> What to work on:
Drop every picture, then transcribe the remaining data exactly.

━━━

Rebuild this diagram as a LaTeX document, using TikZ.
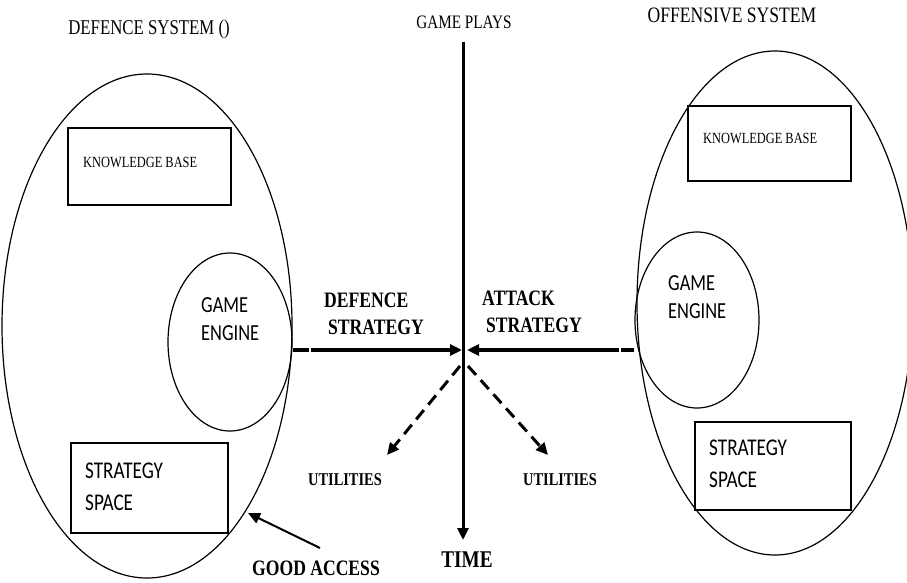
\documentclass[tikz,border=0pt]{standalone}
\usepackage{fontspec}
\newfontfamily\tmsfont[FakeStretch=0.8]{Liberation Serif}
\newfontfamily\calfont[FakeStretch=0.8]{Carlito}
\usetikzlibrary{arrows.meta,shapes.geometric}
\tikzset{
  oval/.style={draw, ellipse, line width=1.2pt, inner sep=0pt},
  box/.style={draw, rectangle, line width=1.4pt, inner sep=0pt},
  lbl/.style={inner sep=0pt, font=\tmsfont},
  blbl/.style={inner sep=0pt, font=\tmsfont\bfseries},
  clbl/.style={inner sep=0pt, font=\calfont, align=left},
  solidarrow/.style={line width=#1, -{Triangle[length=12pt,width=11pt]}},
  dasharrow/.style={line width=3pt, dash pattern=on 12pt off 7pt, -{Triangle[length=12pt,width=11pt]}},
}
\begin{document}
\begin{tikzpicture}[x=1pt,y=-1pt]
\useasboundingbox (0,0) rectangle (907,583);
\fill[white] (0,0) rectangle (907,583);

% defence system
\node[oval, minimum width=290pt, minimum height=504pt] (lsys) at (147,326) {};
\node[box, minimum width=163pt, minimum height=77pt] (lkb) at (149.5,166.5) {};
\node[oval, minimum width=124pt, minimum height=178pt] (lge) at (230,342) {};
\node[box, minimum width=157pt, minimum height=90pt] (lss) at (149.5,488) {};

% offensive system
\node[oval, minimum width=276pt, minimum height=504pt] (rsys) at (775,303) {};
\node[box, minimum width=163pt, minimum height=75pt] (rkb) at (769.5,143.5) {};
\node[oval, minimum width=124pt, minimum height=176pt] (rge) at (697,320) {};
\node[box, minimum width=156pt, minimum height=88pt] (rss) at (773,466) {};

% titles
\node[lbl, anchor=base, font=\tmsfont\fontsize{21}{24}\selectfont] (dsys) at (149,35) {DEFENCE SYSTEM ()};
\node[lbl, anchor=base, font=\tmsfont\fontsize{22}{24}\selectfont] (osys) at (732,23) {OFFENSIVE SYSTEM};
\node[lbl, anchor=base, font=\tmsfont\fontsize{19}{22}\selectfont] (gp) at (464,29) {GAME PLAYS};

% inner texts
\node[lbl, anchor=base west, font=\tmsfont\fontsize{15.5}{18}\selectfont] (lkbt) at (83,167) {KNOWLEDGE BASE};
\node[lbl, anchor=base west, font=\tmsfont\fontsize{15.5}{18}\selectfont] (rkbt) at (703,143) {KNOWLEDGE BASE};
\node[clbl, anchor=north west, font=\calfont\fontsize{23}{28}\selectfont] (lget) at (201,297) {GAME\\ENGINE};
\node[clbl, anchor=north west, font=\calfont\fontsize{23}{28}\selectfont] (rget) at (668,275) {GAME\\ENGINE};
\node[clbl, anchor=north west, font=\calfont\fontsize{24}{32}\selectfont] (lsst) at (85,463) {STRATEGY\\SPACE};
\node[clbl, anchor=north west, font=\calfont\fontsize{24}{32}\selectfont] (rsst) at (709,440) {STRATEGY\\SPACE};

% strategy labels
\node[blbl, anchor=north west, align=left, font=\tmsfont\bfseries\fontsize{22}{27}\selectfont] (dstr) at (324,293) {DEFENCE\\\hspace*{4pt}STRATEGY};
\node[blbl, anchor=north west, align=left, font=\tmsfont\bfseries\fontsize{22}{27}\selectfont] (astr) at (482,291) {ATTACK\\\hspace*{4pt}STRATEGY};

\node[blbl, anchor=base, font=\tmsfont\bfseries\fontsize{18}{20}\selectfont] (lut) at (345,485) {UTILITIES};
\node[blbl, anchor=base, font=\tmsfont\bfseries\fontsize{18}{20}\selectfont] (rut) at (560,485) {UTILITIES};
\node[blbl, anchor=base, font=\tmsfont\bfseries\fontsize{24}{26}\selectfont] (time) at (467,567) {TIME};
\node[blbl, anchor=base, font=\tmsfont\bfseries\fontsize{22}{24}\selectfont] (gacc) at (316,575) {GOOD ACCESS};

% connectors
\coordinate (vtop) at (463,42);
\coordinate (vbot) at (463,540);
\coordinate (hub) at (464,350);
\coordinate (dstart) at (460,366);
\coordinate (astart) at (468,366);
\coordinate (ltip) at (387,455);
\coordinate (rtip) at (548,455);
\coordinate (gtail) at (320,548);
\coordinate (gtip) at (248,513);

\draw[solidarrow=3pt] (vtop) -- (vbot);
\draw[solidarrow=4pt] (lge.east |- hub) -- ([xshift=-2pt]hub);
\draw[solidarrow=4pt] (rge.west |- hub) -- ([xshift=3pt]hub);
\draw[white, line width=2pt] (310,346) -- (310,354);
\draw[white, line width=2pt] (620,346) -- (620,354);
\draw[dasharrow] (dstart) -- (ltip);
\draw[dasharrow] (astart) -- (rtip);
\draw[solidarrow=2pt] (gtail) -- (gtip);
\end{tikzpicture}
\end{document}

━━━

> Written solution:
Rebuild this diagram as a LaTeX document, using TikZ.
\documentclass[tikz,border=0pt]{standalone}
\usepackage{fontspec}
\newfontfamily\tmsfont[FakeStretch=0.8]{Liberation Serif}
\newfontfamily\calfont[FakeStretch=0.8]{Carlito}
\usetikzlibrary{arrows.meta,shapes.geometric}
\tikzset{
  oval/.style={draw, ellipse, line width=1.2pt, inner sep=0pt},
  box/.style={draw, rectangle, line width=1.4pt, inner sep=0pt},
  lbl/.style={inner sep=0pt, font=\tmsfont},
  blbl/.style={inner sep=0pt, font=\tmsfont\bfseries},
  clbl/.style={inner sep=0pt, font=\calfont, align=left},
  solidarrow/.style={line width=#1, -{Triangle[length=12pt,width=11pt]}},
  dasharrow/.style={line width=3pt, dash pattern=on 12pt off 7pt, -{Triangle[length=12pt,width=11pt]}},
}
\begin{document}
\begin{tikzpicture}[x=1pt,y=-1pt]
\useasboundingbox (0,0) rectangle (907,583);
\fill[white] (0,0) rectangle (907,583);

% defence system
\node[oval, minimum width=290pt, minimum height=504pt] (lsys) at (147,326) {};
\node[box, minimum width=163pt, minimum height=77pt] (lkb) at (149.5,166.5) {};
\node[oval, minimum width=124pt, minimum height=178pt] (lge) at (230,342) {};
\node[box, minimum width=157pt, minimum height=90pt] (lss) at (149.5,488) {};

% offensive system
\node[oval, minimum width=276pt, minimum height=504pt] (rsys) at (775,303) {};
\node[box, minimum width=163pt, minimum height=75pt] (rkb) at (769.5,143.5) {};
\node[oval, minimum width=124pt, minimum height=176pt] (rge) at (697,320) {};
\node[box, minimum width=156pt, minimum height=88pt] (rss) at (773,466) {};

% titles
\node[lbl, anchor=base, font=\tmsfont\fontsize{21}{24}\selectfont] (dsys) at (149,35) {DEFENCE SYSTEM ()};
\node[lbl, anchor=base, font=\tmsfont\fontsize{22}{24}\selectfont] (osys) at (732,23) {OFFENSIVE SYSTEM};
\node[lbl, anchor=base, font=\tmsfont\fontsize{19}{22}\selectfont] (gp) at (464,29) {GAME PLAYS};

% inner texts
\node[lbl, anchor=base west, font=\tmsfont\fontsize{15.5}{18}\selectfont] (lkbt) at (83,167) {KNOWLEDGE BASE};
\node[lbl, anchor=base west, font=\tmsfont\fontsize{15.5}{18}\selectfont] (rkbt) at (703,143) {KNOWLEDGE BASE};
\node[clbl, anchor=north west, font=\calfont\fontsize{23}{28}\selectfont] (lget) at (201,297) {GAME\\ENGINE};
\node[clbl, anchor=north west, font=\calfont\fontsize{23}{28}\selectfont] (rget) at (668,275) {GAME\\ENGINE};
\node[clbl, anchor=north west, font=\calfont\fontsize{24}{32}\selectfont] (lsst) at (85,463) {STRATEGY\\SPACE};
\node[clbl, anchor=north west, font=\calfont\fontsize{24}{32}\selectfont] (rsst) at (709,440) {STRATEGY\\SPACE};

% strategy labels
\node[blbl, anchor=north west, align=left, font=\tmsfont\bfseries\fontsize{22}{27}\selectfont] (dstr) at (324,293) {DEFENCE\\\hspace*{4pt}STRATEGY};
\node[blbl, anchor=north west, align=left, font=\tmsfont\bfseries\fontsize{22}{27}\selectfont] (astr) at (482,291) {ATTACK\\\hspace*{4pt}STRATEGY};

\node[blbl, anchor=base, font=\tmsfont\bfseries\fontsize{18}{20}\selectfont] (lut) at (345,485) {UTILITIES};
\node[blbl, anchor=base, font=\tmsfont\bfseries\fontsize{18}{20}\selectfont] (rut) at (560,485) {UTILITIES};
\node[blbl, anchor=base, font=\tmsfont\bfseries\fontsize{24}{26}\selectfont] (time) at (467,567) {TIME};
\node[blbl, anchor=base, font=\tmsfont\bfseries\fontsize{22}{24}\selectfont] (gacc) at (316,575) {GOOD ACCESS};

% connectors
\coordinate (vtop) at (463,42);
\coordinate (vbot) at (463,540);
\coordinate (hub) at (464,350);
\coordinate (dstart) at (460,366);
\coordinate (astart) at (468,366);
\coordinate (ltip) at (387,455);
\coordinate (rtip) at (548,455);
\coordinate (gtail) at (320,548);
\coordinate (gtip) at (248,513);

\draw[solidarrow=3pt] (vtop) -- (vbot);
\draw[solidarrow=4pt] (lge.east |- hub) -- ([xshift=-2pt]hub);
\draw[solidarrow=4pt] (rge.west |- hub) -- ([xshift=3pt]hub);
\draw[white, line width=2pt] (310,346) -- (310,354);
\draw[white, line width=2pt] (620,346) -- (620,354);
\draw[dasharrow] (dstart) -- (ltip);
\draw[dasharrow] (astart) -- (rtip);
\draw[solidarrow=2pt] (gtail) -- (gtip);
\end{tikzpicture}
\end{document}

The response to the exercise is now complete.